Geography further amplifies this influence. The Middle East sits at a critical intersection between producing and consuming nations. For East African producers, the GCC is closer, more accessible, and often more commercially reliable than European destinations. For Asian producers, supply routes to the region are efficient and cost-stable.

Much of the coffee entering North Africa and South Asia already routes through the Gulf, with Dubai serving as a key re-export hub. In recent years, the city’s coffee re-export activity has exceeded AED 3.5 billion in cumulative trade value, with 2024 alone seeing a 20% increase in green coffee re-exports as the UAE strengthens its role as a global logistics and distribution centre.

When a region becomes a corridor—a bridge rather than an endpoint—it naturally assumes a greater role in shaping global trade patterns. That is what is happening now. Much of it has yet to be captured in macroeconomic reporting, but it is visible in behaviour—and behaviour almost always precedes data.

  • A Culture Positioned for Reinvention

The final reason the Middle East is poised to define the next decade of coffee growth has less to do with economics and everything to do with culture. Unlike older markets, where coffee traditions are well-established and often rigid, the Middle East is characterised by cultural fluidity. Tradition and innovation coexist with ease.

A Yemeni jebena ceremony can sit comfortably alongside a carbonic maceration Gesha. Café formats evolve quickly. Entrepreneurs experiment freely. This openness—rare in more mature coffee geographies—creates ideal conditions for reinvention.

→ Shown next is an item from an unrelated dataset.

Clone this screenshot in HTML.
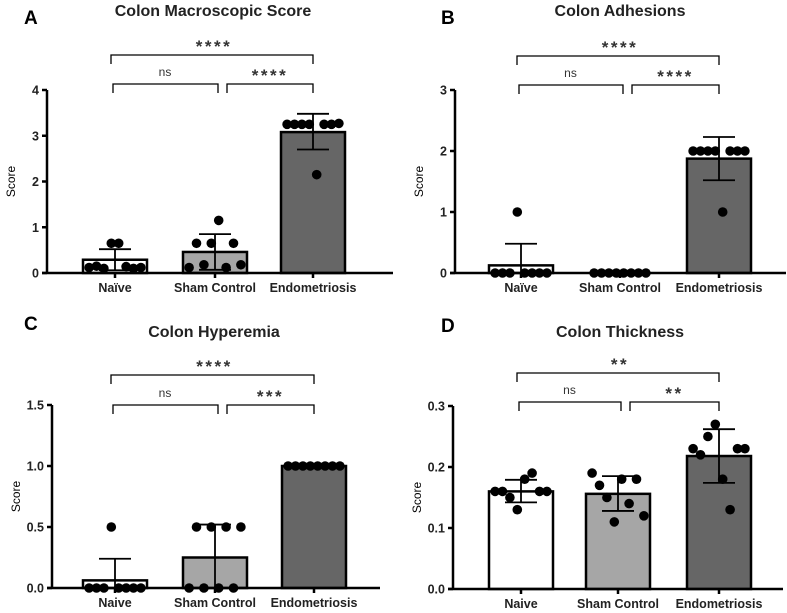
<!DOCTYPE html>
<html><head><meta charset="utf-8"><style>
body{margin:0;background:#fff;}
svg{display:block;font-family:"Liberation Sans",Arial,sans-serif;}
</style></head><body>
<svg id="fig" width="787" height="613" viewBox="0 0 787 613"></svg>
<script>
const categories = ["Naïve","Sham Control","Endometriosis"];
const categoriesD = ["Naive","Sham Control","Endometriosis"];
const categoriesC = ["Naive","Sham Control","Endometriosis"];
// Panel A
const aMeans = [0.29, 0.46, 3.08];
const aErrLo = [0.06, 0.07, 2.70];
const aErrHi = [0.52, 0.85, 3.48];
const aNaive = [0.12, 0.15, 0.10, 0.65, 0.65, 0.14, 0.10, 0.12];
const aSham = [0.12, 0.65, 0.18, 0.65, 1.15, 0.12, 0.65, 0.18];
const aEndo = [3.25, 3.25, 3.25, 3.25, 2.15, 3.25, 3.25, 3.27];
const aTicks = [0, 1, 2, 3, 4];
const aTickLabels = ["0","1","2","3","4"];
// Panel B
const bMeans = [0.125, 0, 1.875];
const bErrLo = [0, 0, 1.52];
const bErrHi = [0.48, 0, 2.23];
const bNaive = [0, 0, 0, 1, 0, 0, 0, 0];
const bSham = [0, 0, 0, 0, 0, 0, 0, 0];
const bEndo = [2, 2, 2, 2, 1, 2, 2, 2];
const bTicks = [0, 1, 2, 3];
const bTickLabels = ["0","1","2","3"];
// Panel C
const cMeans = [0.0625, 0.25, 1.0];
const cErrLo = [0, 0, 1.0];
const cErrHi = [0.24, 0.52, 1.0];
const cNaive = [0, 0, 0, 0.5, 0, 0, 0, 0];
const cSham = [0, 0.5, 0, 0.5, 0, 0.5, 0, 0.5];
const cEndo = [1, 1, 1, 1, 1, 1, 1, 1];
const cTicks = [0, 0.5, 1.0, 1.5];
const cTickLabels = ["0.0","0.5","1.0","1.5"];
// Panel D
const dMeans = [0.160, 0.156, 0.218];
const dErrLo = [0.142, 0.128, 0.174];
const dErrHi = [0.179, 0.185, 0.262];
const dNaive = [0.16, 0.16, 0.15, 0.13, 0.18, 0.19, 0.16, 0.16];
const dSham = [0.19, 0.17, 0.15, 0.11, 0.18, 0.14, 0.18, 0.12];
const dEndo = [0.23, 0.22, 0.25, 0.27, 0.18, 0.13, 0.23, 0.23];
const dTicks = [0, 0.1, 0.2, 0.3];
const dTickLabels = ["0.0","0.1","0.2","0.3"];

const NS = "http://www.w3.org/2000/svg";
const svg = document.getElementById("fig");
function mk(tag, attrs, parent, text){
  const e = document.createElementNS(NS, tag);
  for (const k in attrs) e.setAttribute(k, attrs[k]);
  if (text !== undefined) e.textContent = text;
  (parent || svg).appendChild(e);
  return e;
}
const fills = ["#ffffff", "#a6a6a6", "#666666"];

function panel(p){
  const g = mk("g", {});
  
  
  const y = v => p.y0 - (v - 0) / p.ymax * (p.y0 - p.ytop);
  let t = mk("text", {x: p.lx, y: p.ly, "font-size": 19, "font-weight": "bold"}, g, p.letter);
  
  
  t = mk("text", {x: p.tx, y: p.ty, "font-size": 16, "font-weight": "bold", "text-anchor": "middle", fill: "#222"}, g, p.title);
  
  
  t = mk("text", {x: 0, y: 0, "font-size": 12, "text-anchor": "middle", transform: `translate(${p.ax - 32},${(p.y0 + p.ytop) / 2}) rotate(-90)`}, g, "Score");
  
  
  p.centers.forEach((cx, i) => {
    const top = y(p.means[i]);
    const r = mk("rect", {x: cx - 32, y: top, width: 64, height: Math.max(p.y0 - top, 0), fill: fills[i], stroke: "#000", "stroke-width": 2.5}, g);
    
    
  });
  p.points.forEach((arr, i) => {
    arr.forEach((v, j) => {
      const c = mk("circle", {cx: p.centers[i] + (j - 3.5) * 7.4, cy: y(v), r: 4.8, fill: "#000"}, g);
      
      
    });
  });
  p.centers.forEach((cx, i) => {
    const e = mk("g", {stroke: "#000", "stroke-width": 1.8}, g);
    
    
    const lo = y(p.lo[i]), hi = y(p.hi[i]);
    mk("line", {x1: cx, x2: cx, y1: lo, y2: hi}, e);
    mk("line", {x1: cx - 16, x2: cx + 16, y1: hi, y2: hi}, e);
    mk("line", {x1: cx - 16, x2: cx + 16, y1: lo, y2: lo}, e);
  });
  const ax = mk("g", {stroke: "#000", "stroke-width": 2.5}, g);
  
  
  mk("line", {x1: p.ax, x2: p.ax, y1: p.ytop, y2: p.y0}, ax);
  mk("line", {x1: p.ax - 5, x2: p.axEnd, y1: p.y0, y2: p.y0}, ax);
  p.ticks.forEach((v, i) => {
    mk("line", {x1: p.ax - 5, x2: p.ax, y1: y(v), y2: y(v)}, ax);
    const tl = mk("text", {x: p.ax - 8, y: y(v) + 4.5, "font-size": 12.5, "font-weight": "bold", "text-anchor": "end", fill: "#222", stroke: "none"}, g, p.tickLabels[i]);
    
    
  });
  p.centers.forEach((cx, i) => {
    mk("line", {x1: cx, x2: cx, y1: p.y0, y2: p.y0 + 5}, ax);
    const xl = mk("text", {x: cx, y: p.y0 + 19, "font-size": 12.5, "font-weight": "bold", "text-anchor": "middle", fill: "#222"}, g, p.cats[i]);
    
    
  });
  const br = mk("g", {stroke: "#000", "stroke-width": 1.3, fill: "none"}, g);
  
  
  const c = p.centers;
  mk("polyline", {points: `${c[0]-4},${p.b1+9} ${c[0]-4},${p.b1} ${c[2]},${p.b1} ${c[2]},${p.b1+9}`}, br);
  mk("polyline", {points: `${c[0]-2},${p.b2+9} ${c[0]-2},${p.b2} ${c[1]+3},${p.b2} ${c[1]+3},${p.b2+9}`}, br);
  mk("polyline", {points: `${c[1]+12},${p.b2+9} ${c[1]+12},${p.b2} ${c[2]},${p.b2} ${c[2]},${p.b2+9}`}, br);
  const s1 = mk("text", {x: (c[0] + c[2]) / 2, y: p.b1 - 3, "font-size": 17, "font-weight": "bold", "text-anchor": "middle", "letter-spacing": 2.5, fill: "#333"}, g, p.sig[0]);
  
  
  const s2 = mk("text", {x: (c[0] + c[1]) / 2, y: p.b2 - 8, "font-size": 12, "text-anchor": "middle", fill: "#333"}, g, p.sig[1]);
  
  
  const s3 = mk("text", {x: (c[1] + c[2]) / 2 + 6, y: p.b2 - 3, "font-size": 17, "font-weight": "bold", "text-anchor": "middle", "letter-spacing": 2.5, fill: "#333"}, g, p.sig[2]);
  
  
}

panel({letter:"A", lx:24, ly:24, title:"Colon Macroscopic Score", tx:213, ty:16,
  ax:47, axEnd:393, y0:273, ytop:90, ymax:4, centers:[115,215,313],
  means:aMeans, lo:aErrLo, hi:aErrHi, points:[aNaive,aSham,aEndo], cats:categories,
  ticks:aTicks, tickLabels:aTickLabels, b1:55, b2:84, sig:["****","ns","****"]});
panel({letter:"B", lx:441, ly:24, title:"Colon Adhesions", tx:620, ty:16,
  ax:455, axEnd:786, y0:273, ytop:90, ymax:3, centers:[521,620,719],
  means:bMeans, lo:bErrLo, hi:bErrHi, points:[bNaive,bSham,bEndo], cats:categories,
  ticks:bTicks, tickLabels:bTickLabels, b1:56, b2:85, sig:["****","ns","****"]});
panel({letter:"C", lx:24, ly:330, title:"Colon Hyperemia", tx:214, ty:337,
  ax:52, axEnd:380, y0:588, ytop:405, ymax:1.5, centers:[115,215,314],
  means:cMeans, lo:cErrLo, hi:cErrHi, points:[cNaive,cSham,cEndo], cats:categoriesC,
  ticks:cTicks, tickLabels:cTickLabels, b1:375, b2:405, sig:["****","ns","***"]});
panel({letter:"D", lx:441, ly:332, title:"Colon Thickness", tx:620, ty:337,
  ax:453, axEnd:783, y0:589, ytop:406, ymax:0.3, centers:[521,618,719],
  means:dMeans, lo:dErrLo, hi:dErrHi, points:[dNaive,dSham,dEndo], cats:categoriesD,
  ticks:dTicks, tickLabels:dTickLabels, b1:373, b2:402, sig:["**","ns","**"]});
</script>
</body></html>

By 2030, the global industry may look back on this moment as an inflection point: the period when influence began to shift meaningfully toward a region too often viewed through outdated assumptions. The Middle East does not require validation from legacy markets to shape the global coffee industry. It is already doing so—through the expectations of its consumers, the confidence of its entrepreneurs, the evolution of its supply chain, and the growing attention of producers who recognise where the future lies.

The story of global coffee is not static. It is shifting.
And that shift is taking place here.